I want to get an answer to this question from the community of Bitcoin.
The opinions on fungibility go like this:
- No: Many places buy the "taint" nonsense and treat bitcoins unequally. Therefore, you might be discriminated based on your coins' history.
- Yes: No matter the history, 1 BTC = 1 BTC, always. The protocol doesn't treat them differently, and we shouldn't interact with businesses that enforce this "taint" notion, which is evidently based on inaccurate fallacies.
I'm personally on the latter group. Third parties can treat them however they like. They're just losing me as client. Decentralized solutions treat all coins equally, as they should.

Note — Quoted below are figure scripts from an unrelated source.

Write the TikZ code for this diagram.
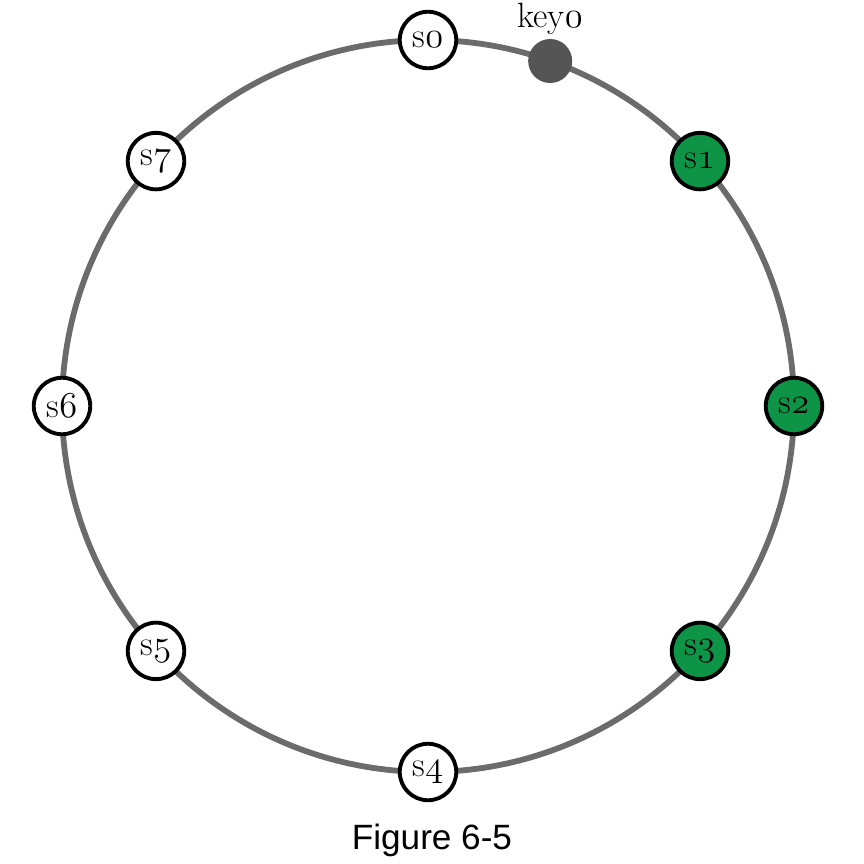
\documentclass[tikz,border=0pt]{standalone}
\usepackage{fontspec}
\usepackage{xcolor}
\usepackage{tikz}
\usetikzlibrary{positioning}
\newfontfamily\figfont{Liberation Sans}
\newcommand{\osnum}[1]{{\usefont{OML}{cmm}{m}{it}#1}}
\definecolor{ringgray}{HTML}{6B6B6B}
\definecolor{servgreen}{HTML}{0E9447}
\definecolor{keygray}{HTML}{555555}

\begin{document}
\begin{tikzpicture}[
  font=\fontsize{20}{22}\selectfont,
  ring/.style={
    draw=ringgray,
    line width=3.3pt
  },
  server/.style={
    draw=black,
    circle,
    line width=2.2pt,
    minimum size=1.13cm,
    inner sep=0pt,
    fill=white
  },
  hashed/.style={
    server,
    fill=servgreen
  },
  keydot/.style={
    circle,
    fill=keygray,
    minimum size=0.88cm,
    inner sep=0pt
  }
]
\useasboundingbox (-8.56,-9.16) rectangle (8.72,8.12);

%-----------------------------
% Hash ring
%-----------------------------
\coordinate (hub) at (0,0);
\draw[ring] (hub) circle (7.32cm);

%-----------------------------
% Servers on the ring
%-----------------------------
\node[server] (s0) at (90:7.32)   {s\osnum{0}};
\node[hashed] (s1) at (42:7.32)   {s\osnum{1}};
\node[hashed] (s2) at (0:7.32)    {s\osnum{2}};
\node[hashed] (s3) at (-42:7.32)  {s\osnum{3}};
\node[server] (s4) at (-90:7.32)  {s\osnum{4}};
\node[server] (s5) at (-138:7.32) {s\osnum{5}};
\node[server] (s6) at (180:7.32)  {s\osnum{6}};
\node[server] (s7) at (138:7.32)  {s\osnum{7}};

%-----------------------------
% Key on the ring
%-----------------------------
\node[keydot] (key) at (70.5:7.32) {};
\node[above=-1pt of key] (keytext) {key\osnum{0}};

%-----------------------------
% Caption
%-----------------------------
\node[font=\figfont\fontsize{20}{22}\selectfont] (caption) at (0.08,-8.68) {Figure 6-5};

\end{tikzpicture}
\end{document}
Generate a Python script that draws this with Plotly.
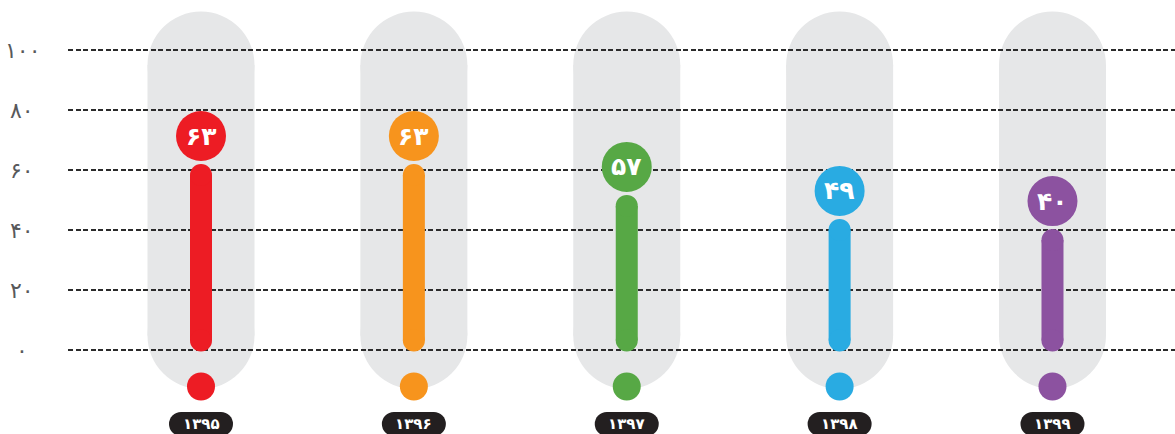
import plotly.graph_objects as go

# ---------------- data ----------------
years = ["۱۳۹۵", "۱۳۹۶", "۱۳۹۷", "۱۳۹۸", "۱۳۹۹"]
value_labels = ["۶۳", "۶۳", "۵۷", "۴۹", "۴۰"]
values = [63, 63, 57, 49, 40]
bar_levels = [62, 62, 51.7, 43.7, 40.3]   # bar heights as drawn in the picture
colors = ["#ed1c24", "#f7941d", "#57a845", "#29abe2", "#8c52a0"]
y_ticks = [0, 20, 40, 60, 80, 100]
y_tick_labels = ["۰", "۲۰", "۴۰", "۶۰", "۸۰", "۱۰۰"]

# ---------------- geometry / style ----------------
W, H = 1175, 434
ML, MR, MT, MB = 68, 0, 0, 0
PLOT_W = W - ML - MR
PLOT_H = H - MT - MB
X_RANGE = [-0.6248, 4.5755]
Y_RANGE = [-28, 116.667]
PXY = PLOT_H / (Y_RANGE[1] - Y_RANGE[0])  # pixels per data unit (y)

PILL_GREY = "#e6e7e8"
DARK = "#231f20"
FONT = "DejaVu Sans"


def py(pixel_offset):
    """convert a pixel distance on y into data units"""
    return pixel_offset / PXY


shapes = []
annotations = []
xs = list(range(len(years)))

for i, (lvl, col) in enumerate(zip(bar_levels, colors)):
    # grey background capsule
    top_tip, bot_tip, r = 112.8, -13.0, 53.5
    c_top, c_bot = top_tip - py(r), bot_tip + py(r)
    shapes.append(dict(type="rect", layer="below", xref="x", yref="y",
                       xsizemode="pixel", xanchor=i, x0=-r, x1=r,
                       y0=c_bot, y1=c_top, fillcolor=PILL_GREY, line_width=0))
    for c in (c_top, c_bot):
        shapes.append(dict(type="circle", layer="below", xref="x", yref="y",
                           xsizemode="pixel", ysizemode="pixel", xanchor=i, yanchor=c,
                           x0=-r, x1=r, y0=-r, y1=r, fillcolor=PILL_GREY, line_width=0))

    # bar with rounded ends
    br = 11
    b_lo, b_hi = -0.5 + py(br), lvl - py(br)
    shapes.append(dict(type="rect", layer="above", xref="x", yref="y",
                       xsizemode="pixel", xanchor=i, x0=-br, x1=br,
                       y0=b_lo, y1=b_hi, fillcolor=col, line_width=0))
    for c in (b_lo, b_hi):
        shapes.append(dict(type="circle", layer="above", xref="x", yref="y",
                           xsizemode="pixel", ysizemode="pixel", xanchor=i, yanchor=c,
                           x0=-br, x1=br, y0=-br, y1=br, fillcolor=col, line_width=0))

    # value circle on top
    cr = 25
    cy = lvl + py(28)
    shapes.append(dict(type="circle", layer="above", xref="x", yref="y",
                       xsizemode="pixel", ysizemode="pixel", xanchor=i, yanchor=cy,
                       x0=-cr, x1=cr, y0=-cr, y1=cr, fillcolor=col, line_width=0))
    annotations.append(dict(x=i, y=cy, xref="x", yref="y", text="<b>%s</b>" % value_labels[i],
                            showarrow=False, xanchor="center", yanchor="middle",
                            font=dict(family=FONT, size=25, color="white")))

    # bottom dot
    dr = 14
    shapes.append(dict(type="circle", layer="above", xref="x", yref="y",
                       xsizemode="pixel", ysizemode="pixel", xanchor=i, yanchor=py(350 - 386.5),
                       x0=-dr, x1=dr, y0=-dr, y1=dr, fillcolor=col, line_width=0))

    # year pill
    yc = py(350 - 424)
    pr, half = 12, 20
    shapes.append(dict(type="rect", layer="above", xref="x", yref="y",
                       xsizemode="pixel", ysizemode="pixel", xanchor=i, yanchor=yc,
                       x0=-half, x1=half, y0=-pr, y1=pr, fillcolor=DARK, line_width=0))
    for off in (-half, half):
        shapes.append(dict(type="circle", layer="above", xref="x", yref="y",
                           xsizemode="pixel", ysizemode="pixel", xanchor=i, yanchor=yc,
                           x0=off - pr, x1=off + pr, y0=-pr, y1=pr, fillcolor=DARK, line_width=0))
    annotations.append(dict(x=i, y=yc, xref="x", yref="y", text="<b>%s</b>" % years[i],
                            showarrow=False, xanchor="center", yanchor="middle",
                            font=dict(family=FONT, size=15, color="white")))

# y tick labels (centered, left of plot)
for v, t in zip(y_ticks, y_tick_labels):
    annotations.append(dict(x=(22 - ML) / PLOT_W, y=v, xref="paper", yref="y", text=t,
                            showarrow=False, xanchor="center", yanchor="middle",
                            font=dict(family=FONT, size=22, color="#58595b")))

fig = go.Figure()
# invisible trace to anchor the axes to the data positions
fig.add_trace(go.Scatter(x=xs, y=values, mode="markers", marker=dict(opacity=0),
                         hoverinfo="skip", showlegend=False))

fig.update_layout(
    width=W, height=H,
    margin=dict(l=ML, r=MR, t=MT, b=MB),
    paper_bgcolor="white", plot_bgcolor="white",
    shapes=shapes, annotations=annotations,
    showlegend=False,
    xaxis=dict(range=X_RANGE, showgrid=False, zeroline=False, showticklabels=False,
               showline=False, fixedrange=True),
    yaxis=dict(range=Y_RANGE, tickvals=y_ticks, showticklabels=False, zeroline=False,
               showgrid=True, gridcolor="#2b2b2b", gridwidth=1.5, griddash="5px,2.5px",
               showline=False, fixedrange=True),
)

fig.write_html("out.html", config={"displayModeBar": False},
               post_script="document.body.style.margin='0px';document.body.style.overflow='hidden';")
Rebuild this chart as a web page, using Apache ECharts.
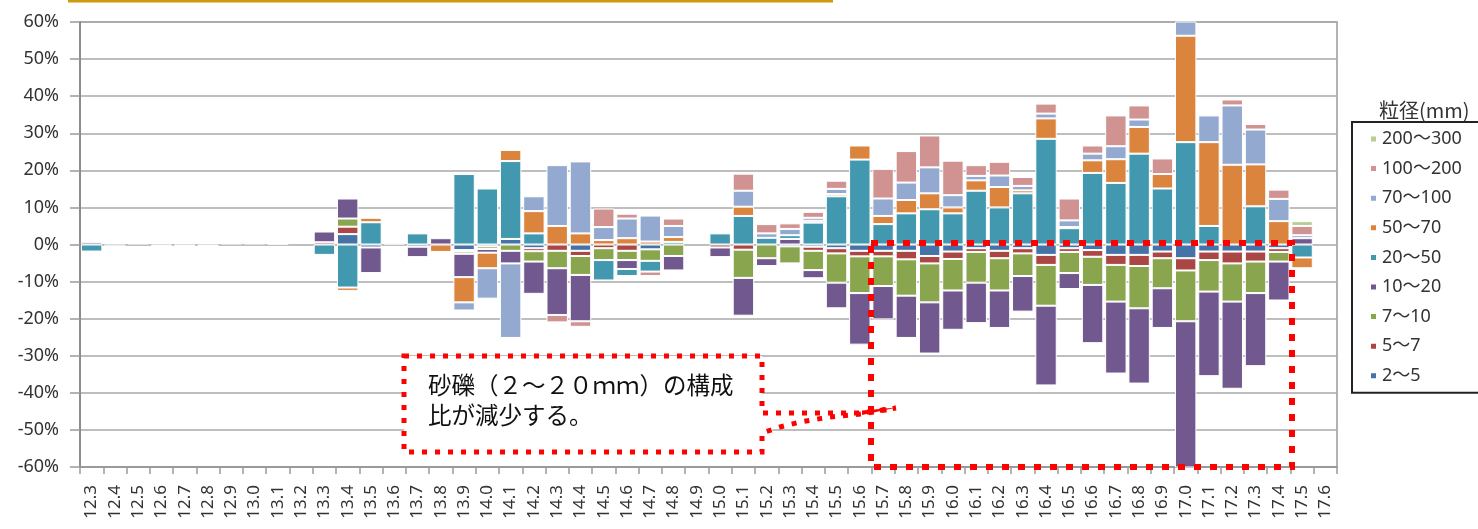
<!DOCTYPE html>
<html>
<head>
<meta charset="utf-8">
<title>粒径別構成比の変化</title>
<script src="https://cdn.jsdelivr.net/npm/echarts/dist/echarts.min.js"></script>
<style>
  html, body { margin: 0; padding: 0; background: #fff; }
  #chart { width: 1478px; height: 529px; }
</style>
</head>
<body>
<div id="chart"></div>
<script>
// 年.月 (x軸)
const months = ['12.3', '12.4', '12.5', '12.6', '12.7', '12.8', '12.9', '13.0', '13.1', '13.2',
  '13.3', '13.4', '13.5', '13.6', '13.7', '13.8', '13.9', '14.0', '14.1', '14.2',
  '14.3', '14.4', '14.5', '14.6', '14.7', '14.8', '14.9', '15.0', '15.1', '15.2',
  '15.3', '15.4', '15.5', '15.6', '15.7', '15.8', '15.9', '16.0', '16.1', '16.2',
  '16.3', '16.4', '16.5', '16.6', '16.7', '16.8', '16.9', '17.0', '17.1', '17.2',
  '17.3', '17.4', '17.5', '17.6']

// y軸の目盛り (%)
const yTicks = [-60, -50, -40, -30, -20, -10, 0, 10, 20, 30, 40, 50, 60]

// 粒径ごとの構成比の変化 (%)
const g2to5 = [0, 0, 0, 0, 0, 0, 0, 0, 0, 0,
  0, 2.8, -0.8, 0, -0.6, 0, -1.5, -0.5, 1.5, -1.0,
  0, -1.7, 0, 0, -1.3, 0, 0, 0, 0, 0,
  -0.5, -0.6, -1.0, -1.7, -1.7, -1.7, -3.1, -1.9, -1.0, -1.7,
  -1.0, -2.8, -1.0, -1.5, -2.8, -2.8, -1.9, -3.7, -1.9, -1.9,
  -1.9, -1.0, 0, 0]
const g5to7 = [0, 0, 0, 0, 0, 0, 0, 0, 0, 0,
  0.6, 2.0, 0, 0, 0, 0, -0.4, 0, 0, -0.8,
  -1.7, -1.4, -1.0, -1.7, 0, 0, 0, -0.8, -1.4, 0,
  0, -1.1, -1.4, -1.5, -1.5, -2.3, -2.0, -2.0, -1.0, -2.0,
  -1.4, -2.7, -1.0, -1.8, -2.7, -3.0, -1.8, -3.3, -2.3, -3.2,
  -2.7, -1.0, 0, 0]
const g7to10 = [0, 0, 0, 0, 0, 0, 0, 0, 0, 0,
  0, 2.2, 0, 0, 0, 0, -0.6, -0.7, -1.7, -2.8,
  -4.7, -5.1, -3.2, -2.5, -3.1, -3.1, 0, 0, -7.6, -3.7,
  -4.6, -5.2, -7.9, -9.9, -8.0, -9.8, -10.5, -8.5, -8.3, -8.7,
  -6.1, -11.0, -5.7, -7.6, -9.9, -11.4, -8.1, -13.7, -8.5, -10.3,
  -8.5, -2.6, 0, 0]
const g10to20 = [0.6, 0, 0, 0, 0, 0, 0, 0, 0, 0,
  2.9, 5.4, -6.9, 0, -2.8, 1.7, -6.3, -1.0, -3.4, -8.7,
  -12.6, -12.5, 0, -2.4, 0, -3.9, 0, -2.6, -10.2, -2.1,
  1.5, -2.2, -6.9, -13.9, -9.0, -11.4, -13.8, -10.6, -10.9, -10.1,
  -9.6, -21.5, -4.3, -15.7, -19.4, -20.3, -10.7, -40.0, -22.8, -23.5,
  -19.7, -10.5, 1.7, 0]
const g20to50 = [-1.9, -0.5, 0, -0.4, -0.4, -0.4, 0.4, 0.4, 0.2, 0,
  -2.8, -11.6, 6.0, 0.3, 3.0, 0, 19.0, 15.1, 21.0, 3.0,
  0, 0, -5.5, -1.9, -2.9, 0.7, 0, 3.0, 7.7, 1.8,
  1.0, 5.9, 13.0, 22.9, 5.5, 8.4, 9.5, 8.4, 14.5, 10.0,
  13.8, 28.5, 4.4, 19.3, 16.6, 24.5, 15.1, 27.6, 5.0, 0,
  10.3, 0, -3.5, 0]
const g50to70 = [0, 0, 0, 0, 0, 0, 0, 0, 0, 0,
  0, -0.9, 1.2, 0, 0, -2.0, -6.8, -4.2, 3.0, 6.0,
  5.0, 3.0, 1.2, 1.7, 0.8, 1.3, 0, 0, 2.5, 0,
  0, 0.5, 0.6, 3.8, 2.2, 3.6, 4.3, 1.6, 2.8, 5.5,
  0.8, 5.5, 0.3, 3.4, 6.4, 7.2, 3.9, 28.7, 22.6, 21.5,
  11.3, 6.3, -2.9, 0]
const g70to100 = [0, 0, 0, 0, 0, 0, 0.4, 0.4, 0, 0,
  0, 0, 0, 0, 0, 0, -2.2, -8.2, -20.1, 4.0,
  16.4, 19.4, 3.5, 5.3, 7.0, 3.0, 0, 0, 4.3, 1.2,
  1.7, 0.8, 1.4, 0, 4.7, 4.7, 7.0, 3.3, 1.2, 3.1,
  1.2, 1.3, 1.8, 1.8, 3.5, 2.0, 0, 4.5, 7.2, 16.0,
  9.4, 6.0, 0.8, 0]
const g100to200 = [0, 0, 0.4, 0, 0, 0, 0, 0, 0, 0,
  0, 0, 0, 0, 0, 0, 0, 0, 0, 0,
  -2.0, -1.5, 5.0, 1.3, -1.2, 2.0, 0, 0, 4.6, 2.5,
  1.5, 1.6, 2.2, 0, 8.0, 8.5, 8.6, 9.3, 2.9, 3.7,
  2.4, 2.7, 5.9, 2.2, 8.3, 3.8, 4.2, 0, 0, 1.6,
  1.5, 2.5, 2.5, 0]
const g200to300 = [0, 0, 0, 0, 0, 0, 0, 0, 0, 0,
  0, 0, 0, 0, 0, 0, 0, 0, 0, 0,
  0, 0, 0, 0, 0, 0, 0, 0, 0, 0,
  0, 0, 0, 0, 0, 0, 0, 0, 0, 0,
  0, 0, 0, 0, 0, 0, 0, 0, 0, 0,
  0, 0, 1.3, 0]

const sizeNames = ['2～5', '5～7', '7～10', '10～20', '20～50', '50～70', '70～100', '100～200', '200～300']
const sizeData = [g2to5, g5to7, g7to10, g10to20, g20to50, g50to70, g70to100, g100to200, g200to300]
const sizeColors = ['#4572a7', '#aa4643', '#89a54e', '#71588f', '#4198af', '#db843d', '#93a9cf', '#d19392', '#b9cd96']

const jpFont = "'Noto Sans CJK JP', sans-serif"
const numFont = "'Noto Sans', 'Noto Sans CJK JP', sans-serif"
const red = '#ff0000'

const chart = echarts.init(document.getElementById('chart'))

const series = sizeNames.map((name, i) => ({
  name: name,
  type: 'bar',
  stack: 'ratio',
  clip: true,
  barCategoryGap: '8%',
  // 0 は描かない
  data: sizeData[i].map(v => (v === 0 ? '-' : v)),
  itemStyle: {
    color: sizeColors[i],
    borderColor: '#fff',
    borderWidth: 1
  }
}))

const option = {
  animation: false,
  backgroundColor: '#fff',
  title: {
    text: '粒径(mm)',
    left: 1374,
    top: 95,
    textStyle: { fontFamily: jpFont, fontSize: 20, fontWeight: 'normal', color: '#333' }
  },
  legend: {
    orient: 'vertical',
    left: 1352,
    top: 122,
    padding: [8, 60, 8, 17],
    borderColor: '#222',
    borderWidth: 2,
    itemWidth: 7,
    itemHeight: 7,
    itemGap: 11.6,
    itemTextGap: 11,
    icon: 'rect',
    data: sizeNames.slice().reverse(),
    textStyle: { fontFamily: numFont, fontSize: 18, lineHeight: 18, color: '#333' }
  },
  grid: {
    left: 80,
    right: 141,
    top: 22,
    bottom: 62,
    show: true,
    borderColor: '#9a9a9a',
    borderWidth: 1.5
  },
  xAxis: {
    type: 'category',
    data: months,
    axisLine: { onZero: false, lineStyle: { color: '#9a9a9a', width: 2 } },
    axisTick: { show: true, length: 7, lineStyle: { color: '#9a9a9a', width: 1.5 } },
    axisLabel: {
      interval: 0,
      rotate: 90,
      margin: 18,
      fontFamily: numFont,
      fontSize: 17,
      color: '#333'
    }
  },
  yAxis: {
    type: 'value',
    min: yTicks[0],
    max: yTicks[yTicks.length - 1],
    interval: yTicks[1] - yTicks[0],
    axisLine: { show: true, lineStyle: { color: '#8c8c8c', width: 2 } },
    axisTick: { show: true, length: 10, lineStyle: { color: '#9a9a9a', width: 1.5 } },
    axisLabel: {
      formatter: '{value}%',
      margin: 21,
      fontFamily: numFont,
      fontSize: 18,
      color: '#333'
    },
    splitLine: { lineStyle: { color: '#a8a8a8', width: 1.5 } }
  },
  series: series,
  graphic: [
    // 上部の見出し枠の下線
    {
      type: 'rect',
      shape: { x: 68, y: 0, width: 765, height: 2.5 },
      style: { fill: '#cc9a0c' },
      z: 100
    },
    // 注目範囲の点線枠
    {
      type: 'rect',
      shape: { x: 871, y: 243, width: 421, height: 224 },
      style: { fill: 'none', stroke: red, lineWidth: 6, lineDash: [7, 9] },
      z: 100
    },
    // 吹き出し
    {
      type: 'polygon',
      shape: {
        points: [[404, 356], [762, 356], [762, 413], [862, 413], [896, 408], [862, 414],
          [830, 417], [800, 422], [780, 427], [762, 433], [762, 452], [404, 452]]
      },
      style: { fill: '#fff', stroke: red, lineWidth: 5, lineDash: [5, 8] },
      z: 101
    },
    {
      type: 'polygon',
      shape: { points: [[862, 410.5], [897, 407.5], [862, 415]] },
      style: { fill: red },
      z: 102
    },
    {
      type: 'text',
      x: 428,
      y: 370,
      style: {
        text: '砂礫（２～２０ｍｍ）の構成\n比が減少する。',
        font: '23.5px ' + jpFont,
        lineHeight: 30,
        fill: '#111'
      },
      z: 103
    }
  ]
}

chart.setOption(option)
</script>
</body>
</html>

In the Monero community, there is a prevailing perspective that due to these businesses, Bitcoin is not fungible, and Monero is. My question is: have you ever paid a business that buys the "taint" nonsense with Monero? Does it make any sense to enforce this BS while accepting a completely private currency that you cannot track? In my view, if a business performs blacklists on my bitcoins, it absolutely doesn't accept Monero. You either accept both Bitcoin and Monero as fungible, or you blacklist the former and delist the latter (due to your inability to track it).
Bitcoin is not fungible, thanks to blockchain technology where absolutely every transaction is recorded. I bet that if Satoshi sends me 1 Bitcoin from his wallet, I will be able to sell this 1 Bitcoin very expensively or probably my wallet because I received Bitcoin from satoshi, this will be the rarest moment and it will give it a value. You have already heard about halving block, rare sats and some other nonsense. The fact that people value things like this means that Bitcoin is not fungible.
If there was no transaction history on blockchain or everything was encrypted and impossible to decrypt and we don't know who sends and receives money, then such a Bitcoin would be fungible. Monero is fungible but finally it all comes down to what we personally think. For me, Bitcoin is non fungible but for others, it really is.
I agree with you on the last part, if business blacklists Bitcoin, it won't accept Monero and if it doesn't blacklist Bitcoin, it will accept Monero.